It is apparent from the video that the propagation of waves originates from the major cluster in the network.  We can see these manifested in the figure below. Without the video above, the oscillation in the figure below can be difficult to understand. This was a simple model, but it should be clear that quarantine is a crucial and an effective measure against the spread the virus. Below in Graph 1 is of the simulated model representing the cases that became infected.

Untitled1

Graph 1: Simulated model representing the Ebola cases that became infected.

Influenza vs. Ebola

Arguably, what should concern most of us is not Ebola but the seasonal flu. Several millions become severely ill of which a quarter to a half million people die from the Influenza virus annually. Unlike Ebola with a high fatality, the seasonal flu is significantly less fatal but more infectious.

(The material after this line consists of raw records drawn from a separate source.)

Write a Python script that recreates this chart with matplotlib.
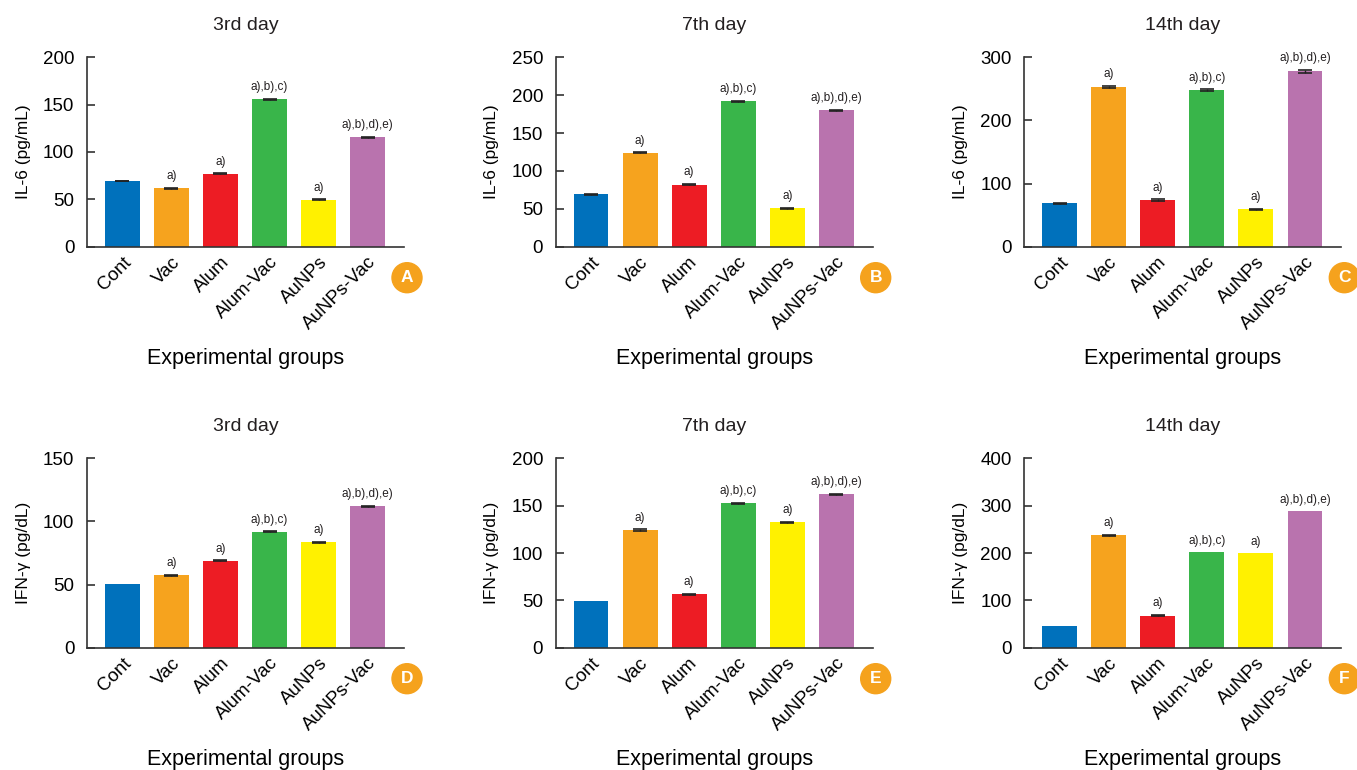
import numpy as np
import matplotlib.pyplot as plt
from matplotlib.patches import Circle

plt.rcParams['font.family'] = ['Liberation Sans', 'DejaVu Sans']
plt.rcParams['text.color'] = '#231f20'

groups = ['Cont', 'Vac', 'Alum', 'Alum-Vac', 'AuNPs', 'AuNPs-Vac']
colors = ['#0071bc', '#f6a31e', '#ed1c24', '#39b54a', '#fff100', '#b973ae']
marks = ['', 'a)', 'a)', 'a),b),c)', 'a)', 'a),b),d),e)']

# IL-6 (pg/mL)
il6_d3 = [69.5, 61.8, 76.8, 155.8, 49.5, 115.8]
il6_d3_err = [0.4, 0.5, 0.5, 0.5, 0.6, 0.5]
il6_d7 = [69, 124, 82, 192, 51, 180]
il6_d7_err = [0.6, 0.7, 0.7, 0.8, 0.6, 0.6]
il6_d14 = [69, 253, 74, 248, 59, 278]
il6_d14_err = [1.0, 1.5, 1.0, 1.5, 1.0, 2.5]
# IFN-gamma (pg/dL)
ifn_d3 = [50.1, 57.2, 68.9, 91.9, 83.5, 112.1]
ifn_d3_err = [0, 0.4, 0.3, 0.3, 0.4, 0.4]
ifn_d7 = [49.8, 124, 56.2, 152.7, 132.5, 162.2]
ifn_d7_err = [0, 1.0, 0.8, 0.6, 0.6, 0.6]
ifn_d14 = [46.6, 237.5, 67.8, 201.4, 199.3, 288.3]
ifn_d14_err = [0, 1.5, 1.5, 0, 0, 0]

panels = [
    ('3rd day', 'IL-6 (pg/mL)', il6_d3, il6_d3_err, 200, 50, 'A'),
    ('7th day', 'IL-6 (pg/mL)', il6_d7, il6_d7_err, 250, 50, 'B'),
    ('14th day', 'IL-6 (pg/mL)', il6_d14, il6_d14_err, 300, 100, 'C'),
    ('3rd day', 'IFN-γ (pg/dL)', ifn_d3, ifn_d3_err, 150, 50, 'D'),
    ('7th day', 'IFN-γ (pg/dL)', ifn_d7, ifn_d7_err, 200, 50, 'E'),
    ('14th day', 'IFN-γ (pg/dL)', ifn_d14, ifn_d14_err, 400, 100, 'F'),
]

W, H = 1357, 770
fig = plt.figure(figsize=(W / 100, H / 100), dpi=100)

lefts = [87, 555.7, 1024.3]
width_px = 317
tops = [57.3, 458.3]
height_px = 189.4
dark = '#333333'
badge = '#f5a21d'

for i, (title, ylab, vals, errs, ymax, step, letter) in enumerate(panels):
    l = lefts[i % 3]
    t = tops[i // 3]
    ax = fig.add_axes([l / W, 1 - (t + height_px) / H, width_px / W, height_px / H])
    x = np.arange(len(groups))
    ax.bar(x, vals, width=0.71, color=colors, edgecolor='none', zorder=2)
    e = np.array(errs)
    v = np.array(vals)
    m = e > 0
    ax.errorbar(x[m], v[m], yerr=e[m], fmt='none', ecolor='#222222',
                elinewidth=1, capsize=5, capthick=1.2, zorder=3)
    for xi, vi, ei, mk in zip(x, vals, errs, marks):
        if mk:
            ax.annotate(mk, (xi, vi + ei), xytext=(0, 4), textcoords='offset points',
                        ha='center', va='bottom', fontsize=8.5)
    ax.set_xlim(-0.72, 5.74)
    ax.set_ylim(0, ymax)
    ax.set_yticks(np.arange(0, ymax + 1, step))
    ax.set_xticks(x)
    ax.set_xticklabels(groups, rotation=45, ha='right', va='top',
                       rotation_mode='anchor', fontsize=13.5)
    ax.tick_params(axis='x', length=0, pad=5)
    ax.tick_params(axis='y', direction='in', length=6, width=1.2, color=dark,
                   labelsize=13.5, pad=9)
    for s in ['top', 'right']:
        ax.spines[s].set_visible(False)
    for s in ['left', 'bottom']:
        ax.spines[s].set_color(dark)
        ax.spines[s].set_linewidth(1.2)
    ax.set_title(title, fontsize=14, pad=20)
    ax.set_ylabel(ylab, fontsize=12.5)
    ax.yaxis.set_label_coords(-0.178, 0.5)
    ax.set_xlabel('Experimental groups', fontsize=15.5, va='top')
    ax.xaxis.set_label_coords(0.5, -0.535)

    # panel letter badge
    bx = l + width_px + 3
    by = t + height_px + 31
    fig.add_artist(Circle((bx / 100, (H - by) / 100), 0.15,
                          transform=fig.dpi_scale_trans, color=badge, zorder=5))
    fig.text(bx / W, 1 - by / H, letter, ha='center', va='center', color='white',
             fontsize=12.5, fontweight='bold', zorder=6)

fig.savefig('out.png', dpi=100)
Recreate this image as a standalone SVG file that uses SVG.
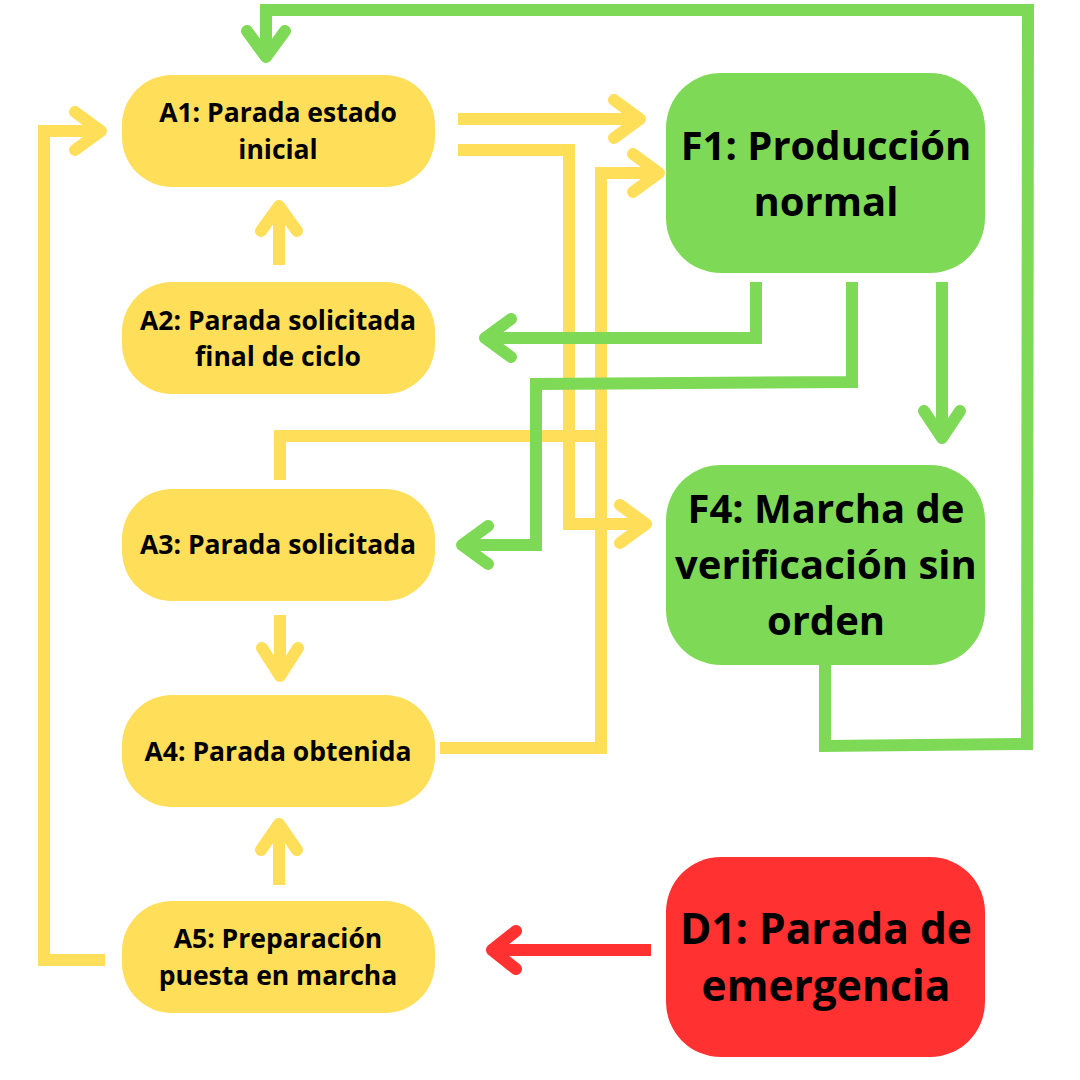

We can simulate the spread of the flu using a simple SEIR model. It is often described by a series of equations. We can choose to solve this nonlinear system of ordinary differential equations (ODEs) and obtain a solution for the entire population sample. However, we would like to see the actual propagation of the wave of infection throughout the population. We will take a similar modeling approach as Ebola. Shown below in Figure 1, is the network representing 5,000 people and their relationships.

Untitled2

Figure 1: Network representing 5,000 people and their connected relationships.

If some have immunity, what is the impact on the population? We simulate the exact same case except 10% of the population have immunity. Figure 2 is the same network except with the cyan colored nodes representing those with immunity.

Untitled3

Figure 2: Network representing 5,000 people and their relationships. Cyan colored dots represent people with immunity to Influenza.

Graph 2 below, compares the two simulations. The solid lines are the number of cases for the first simulation and the dotted lines are the number of cases for the second simulation. The rate of infection is mitigated for the case where, initially, some people were immune. The financial cost to the population can be inferred by the area under the curve. It goes without saying, this inference also applies to Ebola and corresponds with the severe impact it can have on developing economies. 

Untitled4

Graph 2: A comparison of the two Influenza models. The dotted lines represent the model that simulated people with immunity to Influenza.

After an analytical look at both Ebola and Influenza, hopefully, it is a little clearer where you should spend your worrying energy.

This article was written by Hiraku Nakamura.